Phwoar! I’ve never had the need to say it before, but I certainly do now – I’m in love. I doubt that my mother would be too happy when she hears “he” only has two seats, a boot that can hardly be called that, and happily gulps litres of petrol while on the charge. But that’s her problem, isn’t it.
Initially, I had been a bit sceptical about the Cayman’s purpose, simply expecting a Boxster with a decent hat. Sure, the Boxster’s okay, but the Cayman is so much more than that . . ..
If I had to use one word to describe the Porsche Cayman S, it would be “together”. Slip into leather bucket seats seemingly custom made for your dérriere, grip the leather-bound steering wheel that’s just wide enough, toggle the switches that fall to hand so easily and realise everything fits like a glove.
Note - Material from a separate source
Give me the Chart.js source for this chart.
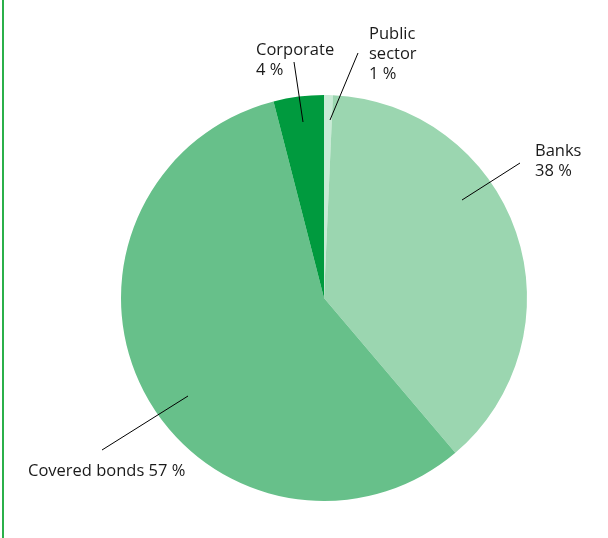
<!DOCTYPE html>
<html>
<head>
<meta charset="utf-8">
<script src="https://cdn.jsdelivr.net/npm/chart.js@4"></script>
<style>
  html, body { margin: 0; padding: 0; background: #fff; }
  #wrap { position: relative; width: 608px; height: 538px; overflow: hidden; }
  #rule { position: absolute; left: 2px; top: 0; width: 2px; height: 538px; background: #2bb04a; }
  canvas { position: absolute; left: 0; top: 0; }
</style>
</head>
<body>
<div id="wrap">
  <div id="rule"></div>
  <canvas id="pie" width="608" height="538"></canvas>
</div>
<script>
// chart data
const categories = ['Public sector', 'Banks', 'Covered bonds', 'Corporate'];
const shares = [0.7, 38.1, 57.2, 4.0];
const shareLabels = ['1 %', '38 %', '57 %', '4 %'];
const colours = ['#c9ebd6', '#9bd6b0', '#67c08a', '#009a3e'];

// label text lines + leader line placement (relative to pie centre, in px)
const labelLayout = [
  { lines: ['Public', 'sector', shareLabels[0]], x: 45, y: -272, line: [[34, -245], [6, -178]] },
  { lines: ['Banks', shareLabels[1]], x: 211, y: -155, line: [[196, -135], [138, -98]] },
  { lines: ['Covered bonds ' + shareLabels[2]], x: -296, y: 165, line: [[-222, 152], [-136, 98]] },
  { lines: ['Corporate', shareLabels[3]], x: -68, y: -256, line: [[-30, -236], [-21, -176]] }
];

const leaderLabels = {
  id: 'leaderLabels',
  afterDraw(chart) {
    const arc = chart.getDatasetMeta(0).data[0];
    const cx = arc.x, cy = arc.y;
    const ctx = chart.ctx;
    ctx.save();
    ctx.strokeStyle = '#000';
    ctx.lineWidth = 1;
    ctx.fillStyle = '#1a1a1a';
    ctx.font = '16.5px "Open Sans", "Noto Sans", sans-serif';
    ctx.textBaseline = 'top';
    labelLayout.forEach(l => {
      ctx.beginPath();
      ctx.moveTo(cx + l.line[0][0], cy + l.line[0][1]);
      ctx.lineTo(cx + l.line[1][0], cy + l.line[1][1]);
      ctx.stroke();
      l.lines.forEach((t, i) => ctx.fillText(t, cx + l.x, cy + l.y + i * 20));
    });
    ctx.restore();
  }
};

new Chart(document.getElementById('pie'), {
  type: 'pie',
  data: {
    labels: categories,
    datasets: [{
      data: shares,
      backgroundColor: colours,
      borderWidth: 0
    }]
  },
  options: {
    responsive: false,
    animation: false,
    layout: { padding: { left: 121, top: 95, right: 81, bottom: 37 } },
    plugins: {
      legend: { display: false },
      tooltip: { enabled: false }
    }
  },
  plugins: [leaderLabels]
});
</script>
</body>
</html>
And it’s composed, too. Barrel it into a corner on the loud side of the red line, and the Cayman S never puts a tyre wrong. Point it, and watch it go. It has an unflappable nature so calming, you could just as easily be taking your Gran on a run to the shops in her Honda Ballade dating back to the last century while discussing the finer points of planting your poinsettias in a shady patch.
Of course, the 3,4-litre flat six powerplant used to hustle this baby along quickly snaps you back to reality. But though it has a vital role in this symphony, it remains as dignified as ever. The exhaust note resonates as the Cayman is propelled forward with only a throaty gasp indicating steps up – and down – the six-speed manual ‘box. Sadly, the chance of having an over-developed left calf and quadricep is slim… Changes are as light as a feather with this short-shift transmission. This, in turn, leaves you to concentrate on more important things, like willing the cars chugging up the road ahead to miraculously disappear in a cloud of smoke!